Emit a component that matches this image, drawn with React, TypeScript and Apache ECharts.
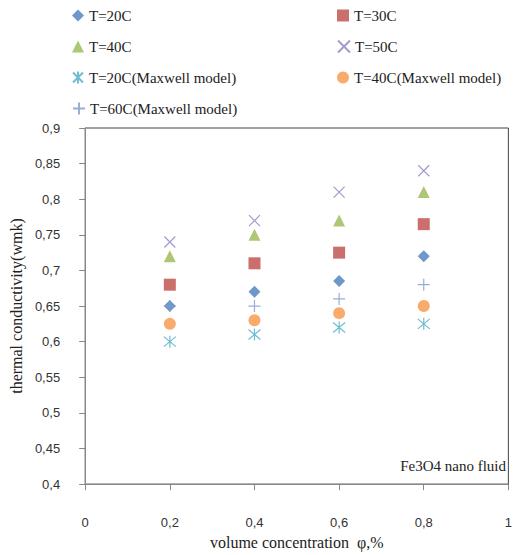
import React, { useEffect, useRef } from "react";
import * as echarts from "echarts";

const xValues = [0.2, 0.4, 0.6, 0.8];
const t20 = [0.65, 0.67, 0.685, 0.72];
const t30 = [0.68, 0.71, 0.725, 0.765];
const t40 = [0.72, 0.75, 0.77, 0.81];
const t50 = [0.74, 0.77, 0.81, 0.84];
const t20Maxwell = [0.6, 0.61, 0.62, 0.625];
const t40Maxwell = [0.625, 0.63, 0.64, 0.65];
const t60Maxwell = [0.65, 0.65, 0.66, 0.68];

const seriesNames = [
  "T=20C",
  "T=30C",
  "T=40C",
  "T=50C",
  "T=20C(Maxwell model)",
  "T=40C(Maxwell model)",
  "T=60C(Maxwell model)",
];

const X_PATH = "path://M0,0L10,10M10,0L0,10";
const AST_PATH = "path://M0,0L10,10M10,0L0,10M5,-1L5,11";
const PLUS_PATH = "path://M5,0L5,10M0,5L10,5";

const fontFamily = "'Liberation Serif', 'DejaVu Serif', serif";
const tickFont = "'Liberation Sans', 'DejaVu Sans', sans-serif";

export default function App() {
  const ref = useRef<HTMLDivElement>(null);
  useEffect(() => {
    if (!ref.current) return;
    const chart = echarts.init(ref.current, undefined, { renderer: "svg" });
    const pts = (arr: number[]) => xValues.map((x, i) => [x, arr[i]]);
    const filled = (name: string, data: number[], symbol: string, size: number, color: string) => ({
      name,
      type: "scatter",
      data: pts(data),
      symbol,
      symbolSize: size,
      itemStyle: { color },
    });
    const stroked = (name: string, data: number[], symbol: string, size: number, color: string) => ({
      name,
      type: "scatter",
      data: pts(data),
      symbol,
      symbolSize: size,
      itemStyle: { color: "rgba(0,0,0,0)", borderColor: color, borderWidth: 1.2 },
    });
    const legendPos = [
      { left: 72, top: 8 },
      { left: 337, top: 8 },
      { left: 72, top: 39 },
      { left: 337, top: 39 },
      { left: 72, top: 70 },
      { left: 337, top: 70 },
      { left: 72, top: 101 },
    ];
    chart.setOption({
      animation: false,
      textStyle: { fontFamily },
      grid: {
        left: 80,
        right: 4,
        top: 128,
        bottom: 67,
        show: true,
        borderColor: "#444",
        borderWidth: 1,
      },
      legend: legendPos.map((p, i) => ({
        data: [seriesNames[i]],
        left: p.left,
        top: p.top,
        itemWidth: 12,
        itemHeight: 12,
        itemGap: 7,
        padding: 0,
        textStyle: { fontFamily, fontSize: 15, color: "#222", padding: [0, 0, 0, 0] },
        selectedMode: false,
      })),
      xAxis: {
        type: "value",
        min: 0,
        max: 1,
        interval: 0.2,
        name: "volume concentration  φ,%",
        nameLocation: "middle",
        nameGap: 43,
        nameTextStyle: { fontFamily, fontSize: 16, color: "#222" },
        axisLine: { lineStyle: { color: "#888" } },
        axisTick: { show: true, length: 6, lineStyle: { color: "#888" } },
        axisLabel: {
          margin: 32,
          fontFamily: tickFont,
          fontSize: 13,
          color: "#333",
          formatter: (v: number) => String(+v.toFixed(1)).replace(".", ","),
        },
        splitLine: { show: false },
      },
      yAxis: {
        type: "value",
        min: 0.4,
        max: 0.9,
        interval: 0.05,
        name: "thermal conductivity(wmk)",
        nameLocation: "middle",
        nameGap: 51,
        nameTextStyle: { fontFamily, fontSize: 16, color: "#222" },
        axisLine: { show: true, lineStyle: { color: "#888" } },
        axisTick: { show: true, length: 6, lineStyle: { color: "#888" } },
        axisLabel: {
          margin: 25,
          fontFamily: tickFont,
          fontSize: 13,
          color: "#333",
          formatter: (v: number) => String(+v.toFixed(2)).replace(".", ","),
        },
        splitLine: { show: false },
      },
      graphic: [
        {
          type: "text",
          right: 9,
          top: 458,
          style: { text: "Fe3O4 nano fluid", fontFamily, fontSize: 15, fill: "#222" },
        },
      ],
      series: [
        filled(seriesNames[0], t20, "diamond", 12, "#4A7EBB"),
        filled(seriesNames[1], t30, "rect", 12, "#BE4B48"),
        filled(seriesNames[2], t40, "triangle", 12, "#98B954"),
        stroked(seriesNames[3], t50, X_PATH, 11, "#8C82BE"),
        stroked(seriesNames[4], t20Maxwell, AST_PATH, 12, "#4BACC6"),
        filled(seriesNames[5], t40Maxwell, "circle", 12, "#F79646"),
        stroked(seriesNames[6], t60Maxwell, PLUS_PATH, 12, "#7F9ACB"),
      ],
    });
    return () => chart.dispose();
  }, []);
  return (
    <div
      ref={ref}
      style={{ position: "absolute", left: 0, top: 0, width: 515, height: 555 }}
    />
  );
}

Problem requirements
Without the pictures, write out all of the material exactly.

The response
Emit a component that matches this image, drawn with React, TypeScript and Apache ECharts.
import React, { useEffect, useRef } from "react";
import * as echarts from "echarts";

const xValues = [0.2, 0.4, 0.6, 0.8];
const t20 = [0.65, 0.67, 0.685, 0.72];
const t30 = [0.68, 0.71, 0.725, 0.765];
const t40 = [0.72, 0.75, 0.77, 0.81];
const t50 = [0.74, 0.77, 0.81, 0.84];
const t20Maxwell = [0.6, 0.61, 0.62, 0.625];
const t40Maxwell = [0.625, 0.63, 0.64, 0.65];
const t60Maxwell = [0.65, 0.65, 0.66, 0.68];

const seriesNames = [
  "T=20C",
  "T=30C",
  "T=40C",
  "T=50C",
  "T=20C(Maxwell model)",
  "T=40C(Maxwell model)",
  "T=60C(Maxwell model)",
];

const X_PATH = "path://M0,0L10,10M10,0L0,10";
const AST_PATH = "path://M0,0L10,10M10,0L0,10M5,-1L5,11";
const PLUS_PATH = "path://M5,0L5,10M0,5L10,5";

const fontFamily = "'Liberation Serif', 'DejaVu Serif', serif";
const tickFont = "'Liberation Sans', 'DejaVu Sans', sans-serif";

export default function App() {
  const ref = useRef<HTMLDivElement>(null);
  useEffect(() => {
    if (!ref.current) return;
    const chart = echarts.init(ref.current, undefined, { renderer: "svg" });
    const pts = (arr: number[]) => xValues.map((x, i) => [x, arr[i]]);
    const filled = (name: string, data: number[], symbol: string, size: number, color: string) => ({
      name,
      type: "scatter",
      data: pts(data),
      symbol,
      symbolSize: size,
      itemStyle: { color },
    });
    const stroked = (name: string, data: number[], symbol: string, size: number, color: string) => ({
      name,
      type: "scatter",
      data: pts(data),
      symbol,
      symbolSize: size,
      itemStyle: { color: "rgba(0,0,0,0)", borderColor: color, borderWidth: 1.2 },
    });
    const legendPos = [
      { left: 72, top: 8 },
      { left: 337, top: 8 },
      { left: 72, top: 39 },
      { left: 337, top: 39 },
      { left: 72, top: 70 },
      { left: 337, top: 70 },
      { left: 72, top: 101 },
    ];
    chart.setOption({
      animation: false,
      textStyle: { fontFamily },
      grid: {
        left: 80,
        right: 4,
        top: 128,
        bottom: 67,
        show: true,
        borderColor: "#444",
        borderWidth: 1,
      },
      legend: legendPos.map((p, i) => ({
        data: [seriesNames[i]],
        left: p.left,
        top: p.top,
        itemWidth: 12,
        itemHeight: 12,
        itemGap: 7,
        padding: 0,
        textStyle: { fontFamily, fontSize: 15, color: "#222", padding: [0, 0, 0, 0] },
        selectedMode: false,
      })),
      xAxis: {
        type: "value",
        min: 0,
        max: 1,
        interval: 0.2,
        name: "volume concentration  φ,%",
        nameLocation: "middle",
        nameGap: 43,
        nameTextStyle: { fontFamily, fontSize: 16, color: "#222" },
        axisLine: { lineStyle: { color: "#888" } },
        axisTick: { show: true, length: 6, lineStyle: { color: "#888" } },
        axisLabel: {
          margin: 32,
          fontFamily: tickFont,
          fontSize: 13,
          color: "#333",
          formatter: (v: number) => String(+v.toFixed(1)).replace(".", ","),
        },
        splitLine: { show: false },
      },
      yAxis: {
        type: "value",
        min: 0.4,
        max: 0.9,
        interval: 0.05,
        name: "thermal conductivity(wmk)",
        nameLocation: "middle",
        nameGap: 51,
        nameTextStyle: { fontFamily, fontSize: 16, color: "#222" },
        axisLine: { show: true, lineStyle: { color: "#888" } },
        axisTick: { show: true, length: 6, lineStyle: { color: "#888" } },
        axisLabel: {
          margin: 25,
          fontFamily: tickFont,
          fontSize: 13,
          color: "#333",
          formatter: (v: number) => String(+v.toFixed(2)).replace(".", ","),
        },
        splitLine: { show: false },
      },
      graphic: [
        {
          type: "text",
          right: 9,
          top: 458,
          style: { text: "Fe3O4 nano fluid", fontFamily, fontSize: 15, fill: "#222" },
        },
      ],
      series: [
        filled(seriesNames[0], t20, "diamond", 12, "#4A7EBB"),
        filled(seriesNames[1], t30, "rect", 12, "#BE4B48"),
        filled(seriesNames[2], t40, "triangle", 12, "#98B954"),
        stroked(seriesNames[3], t50, X_PATH, 11, "#8C82BE"),
        stroked(seriesNames[4], t20Maxwell, AST_PATH, 12, "#4BACC6"),
        filled(seriesNames[5], t40Maxwell, "circle", 12, "#F79646"),
        stroked(seriesNames[6], t60Maxwell, PLUS_PATH, 12, "#7F9ACB"),
      ],
    });
    return () => chart.dispose();
  }, []);
  return (
    <div
      ref={ref}
      style={{ position: "absolute", left: 0, top: 0, width: 515, height: 555 }}
    />
  );
}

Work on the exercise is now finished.